Mr. Jindal gained that reputation, acknowledged even by opponents, when as Louisiana's health and hospitals chief he closed a multimillion-dollar deficit in the state's Medicaid program. He was 24 at the time.
The achievement later helped gain him a spot in the Health and Human Services Department under President Bush, who called Mr. Jindal on Sunday to congratulate him.
No matter who wins in November, the decades-old hold of white men on the governor's office will be broken.
"It moves past all the traditional concepts of what Louisiana looks like," Lieutenant Governor Blanco said from her home in Lafayette Parish.
Mr. Jindal led the field by appealing to conservative rural whites as well as urban moderates impressed by his résumé, political experts said. But he gained almost no black votes in a state where they make up 30 percent of the electorate, and he faces a tough runoff, said Bernie Pinsonat of Southern Media and Opinion Research, a Baton Rouge polling firm. Mr. Pinsonat said Mr. Jindal would need at least 65 percent of the white vote to win.
You aren't swallowing Bernie Pinsonant's line, are you? Apparently Bobby Jindal won several black precincts Saturday. Won. And got strong minorities (no pun intended) in many others. He finished 4th among black voters, behind Blanco in 3rd.
My prediction: Blanco ain't gonna have the black vote she'll need to become governor, and Jindal will get more black votes than any Republican in modern, at least, history. If she wins, it'll be by hogging the middle and freezing out Jindal on the Right.
Oh, sure, Cleo & Co. will exact a blood price, but they can only do so much if people don't really care to go out and vote, and blacks don't see Jindal as a threat or Blanco as a boon.
Ieyoub and Leach had these folks on board in the primary, and they couldn't even break 16%. Hell, even giving Blanco EVERY black vote Ieyoub and Leach got -- a dubious assumption -- that only gets her to, what, 40%?
Race aside, New Orleans determines the statewide Louisiana races. And New Orleans voters, both the living and the dead, will INVARIABLY and WITHOUT EXCEPTION, pull the lever next to the D.
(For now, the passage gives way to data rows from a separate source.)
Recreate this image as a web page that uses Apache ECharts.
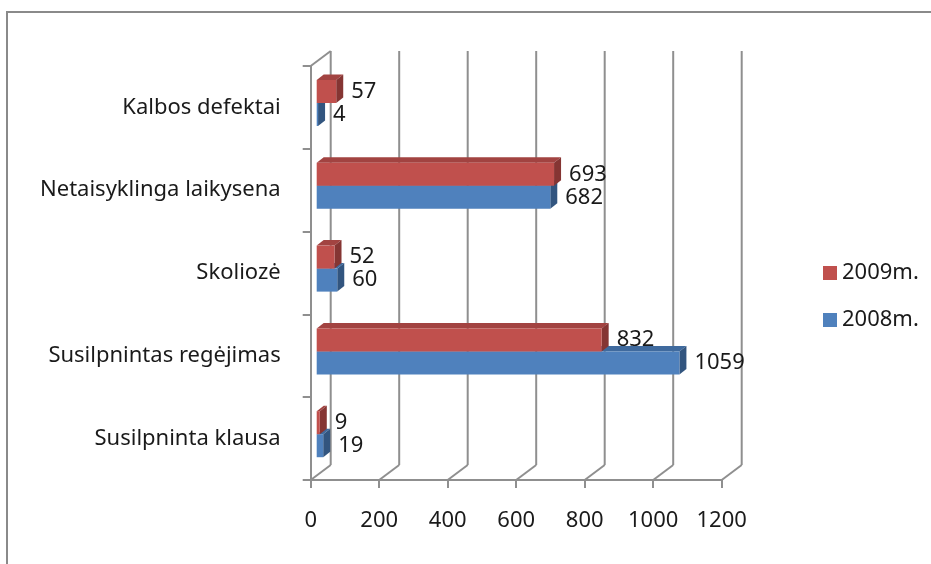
<!DOCTYPE html>
<html>
<head>
<meta charset="utf-8">
<script src="https://cdn.jsdelivr.net/npm/echarts@6/dist/echarts.min.js"></script>
<style>
  html, body { margin: 0; padding: 0; background: #fff; }
  #chart { width: 931px; height: 564px; }
</style>
</head>
<body>
<div id="chart"></div>
<script>
// kategorijos (is apacios i virsu)
var categories = ['Susilpninta klausa', 'Susilpnintas regėjimas', 'Skoliozė', 'Netaisyklinga laikysena', 'Kalbos defektai']
var data2008 = [19, 1059, 60, 682, 4]
var data2009 = [9, 832, 52, 693, 57]
var xTicks = [0, 200, 400, 600, 800, 1000, 1200]

var FONT = 'Noto Sans'
// 3D imitacija: galine siena ir stulpeliu gylis
var WALL_DX = 20, WALL_DY = -15
var BAR_OX = 6, BAR_OY = -4.4
var BAR_DX = 7, BAR_DY = -5.5

var chart = echarts.init(document.getElementById('chart'))

function wallItem(params, api) {
  var cs = params.coordSys
  var v = api.value(0)
  var x = api.coord([v, 0])[0]
  var top = cs.y
  var bottom = cs.y + cs.height
  var lineStyle = { stroke: '#8f8f8f', lineWidth: 2 }
  var children = [
    { type: 'line', shape: { x1: x + WALL_DX, y1: top + WALL_DY, x2: x + WALL_DX, y2: bottom + WALL_DY }, style: lineStyle },
    { type: 'line', shape: { x1: x, y1: bottom, x2: x + WALL_DX, y2: bottom + WALL_DY }, style: lineStyle }
  ]
  if (v === 0) {
    children.push({ type: 'line', shape: { x1: x, y1: top, x2: x + WALL_DX, y2: top + WALL_DY }, style: lineStyle })
  }
  return { type: 'group', children: children }
}

function makeBar(front, topC, side, upper) {
  return function(params, api) {
    var val = api.value(0)
    var idx = api.value(1)
    var end = api.coord([val, idx])
    var start = api.coord([0, idx])
    var band = api.size([0, 1])[1]
    var h = band * 0.278
    var x0 = start[0] + BAR_OX
    var x1 = end[0] + BAR_OX
    var y0 = end[1] + BAR_OY - (upper ? h : 0)
    var y1 = y0 + h
    return {
      type: 'group',
      children: [
        { type: 'polygon', shape: { points: [[x0, y0], [x0 + BAR_DX, y0 + BAR_DY], [x1 + BAR_DX, y0 + BAR_DY], [x1, y0]] }, style: { fill: topC } },
        { type: 'polygon', shape: { points: [[x1, y0], [x1 + BAR_DX, y0 + BAR_DY], [x1 + BAR_DX, y1 + BAR_DY], [x1, y1]] }, style: { fill: side } },
        { type: 'rect', shape: { x: x0, y: y0, width: x1 - x0, height: h }, style: { fill: front } },
        {
          type: 'text',
          style: {
            x: x1 + BAR_DX + 8, y: (y0 + y1) / 2,
            text: String(val),
            fill: '#1a1a1a',
            font: '22px "' + FONT + '"',
            textAlign: 'left', textVerticalAlign: 'middle'
          }
        }
      ]
    }
  }
}

chart.setOption({
  backgroundColor: '#fff',
  animation: false,
  graphic: [{
    type: 'rect',
    shape: { x: 7, y: 12, width: 1000, height: 1000 },
    style: { fill: 'none', stroke: '#8a8a8a', lineWidth: 2 },
    silent: true
  }],
  grid: { left: 310.7, top: 66, width: 411, height: 414 },
  legend: {
    orient: 'vertical',
    left: 818,
    top: 257,
    data: ['2009m.', '2008m.'],
    icon: 'rect',
    itemWidth: 14,
    itemHeight: 14,
    itemGap: 25,
    textStyle: { fontFamily: FONT, fontSize: 22, color: '#1a1a1a' }
  },
  xAxis: {
    type: 'value',
    min: 0,
    max: 1200,
    interval: 200,
    axisLine: { show: true, lineStyle: { color: '#8f8f8f', width: 2 } },
    axisTick: { show: true, length: 8, lineStyle: { color: '#8f8f8f', width: 2 } },
    axisLabel: {
      margin: 30, fontFamily: FONT, fontSize: 22, color: '#1a1a1a',
      formatter: function(v) { return String(v) }
    },
    splitLine: { show: false }
  },
  yAxis: {
    type: 'category',
    data: categories,
    axisLine: { show: true, lineStyle: { color: '#8f8f8f', width: 2 } },
    axisTick: { show: true, length: 8, lineStyle: { color: '#8f8f8f', width: 2 } },
    axisLabel: { margin: 30, fontFamily: FONT, fontSize: 22, color: '#1a1a1a' },
    splitLine: { show: false }
  },
  series: [
    {
      type: 'custom',
      name: 'walls',
      silent: true,
      z: 1,
      renderItem: wallItem,
      encode: { x: 0, y: 1 },
      data: xTicks.map(function(v) { return [v, 0] })
    },
    {
      type: 'custom',
      name: '2008m.',
      z: 2,
      itemStyle: { color: '#4F81BD' },
      renderItem: makeBar('#4F81BD', '#3F6A9E', '#32557F', false),
      encode: { x: 0, y: 1 },
      data: data2008.map(function(v, i) { return [v, i] })
    },
    {
      type: 'custom',
      name: '2009m.',
      z: 3,
      itemStyle: { color: '#C0504D' },
      renderItem: makeBar('#C0504D', '#A24341', '#853533', true),
      encode: { x: 0, y: 1 },
      data: data2009.map(function(v, i) { return [v, i] })
    }
  ]
})
</script>
</body>
</html>
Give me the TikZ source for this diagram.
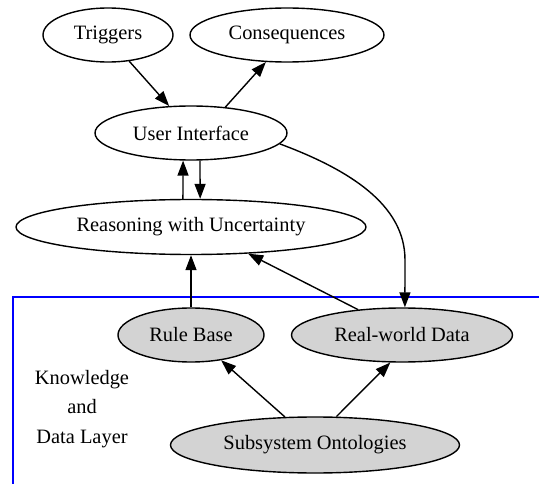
\documentclass[tikz,border=0pt]{standalone}
\usepackage{fontspec}
\setmainfont{Liberation Serif}
\usetikzlibrary{shapes.geometric,arrows.meta}
\begin{document}
\begin{tikzpicture}[x=1pt,y=-1pt,
  every node/.style={font=\fontsize{20.4}{24}\selectfont},
  ell/.style={ellipse,draw,line width=1.4pt,inner sep=0pt},
  grayell/.style={ell,fill={rgb,255:red,211;green,211;blue,211}},
  edge/.style={line width=1.4pt,-{Triangle[length=15pt,width=11pt]}}]
\useasboundingbox (0,0) rectangle (539,484);
% cluster border
\draw[blue,line width=1.4pt] (13,490) -- (13,297) -- (545,297);
\node[align=center,font=\fontsize{20.4}{29.5}\selectfont] (lbl) at (82,409) {Knowledge\\and\\Data Layer};
% nodes
\node[ell,minimum width=130pt,minimum height=54pt] (trig) at (108,35) {Triggers};
\node[ell,minimum width=194pt,minimum height=54pt] (cons) at (287,35) {Consequences};
\node[ell,minimum width=192pt,minimum height=54pt] (ui) at (191,133) {User Interface};
\node[ell,minimum width=350pt,minimum height=55pt] (rea) at (191,227) {Reasoning with Uncertainty};
\node[grayell,minimum width=146pt,minimum height=54pt] (rb) at (191,335) {Rule Base};
\node[grayell,minimum width=221pt,minimum height=54pt] (rwd) at (402,335) {Real-world Data};
\node[grayell,minimum width=289pt,minimum height=56pt] (so) at (315,445) {Subsystem Ontologies};
% edges
\draw[edge] (trig.-51) -- (ui.129);
\draw[edge] (ui.37) -- (cons.-128);
\draw[edge] (rea.106) -- (ui.-106);
\draw[edge] (ui.-72) -- (rea.72);
\draw[edge] (rb.north) -- (rea.south);
\draw[edge] (rwd.150) -- (rea.-25);
\draw[edge] (ui.-7.5) .. controls (350,170) and (405,205) .. (405,260) -- (rwd.84);
\draw[edge] (so.137) -- (rb.-40);
\draw[edge] (so.53) -- (rwd.-113);
\end{tikzpicture}
\end{document}
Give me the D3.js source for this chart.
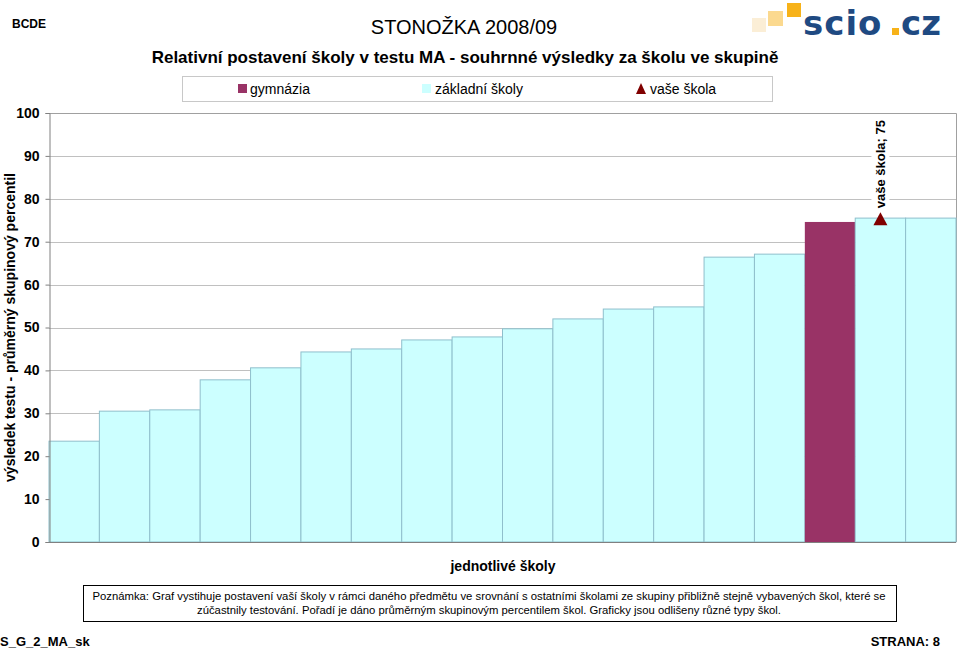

Jindal is a good man and would make a good governor. But the only way he will be elected governor is if the New Orleans voters stay home, and north Louisiana has a record turnout.
Ditto.
My prediction: a deal with Blanco will be cut.
Ditto.
From now until election day, the message from the pulpits in black churches across Louisiana will be to vote for Blanco, because Jindal is an evil Republican who wants to revive slavery.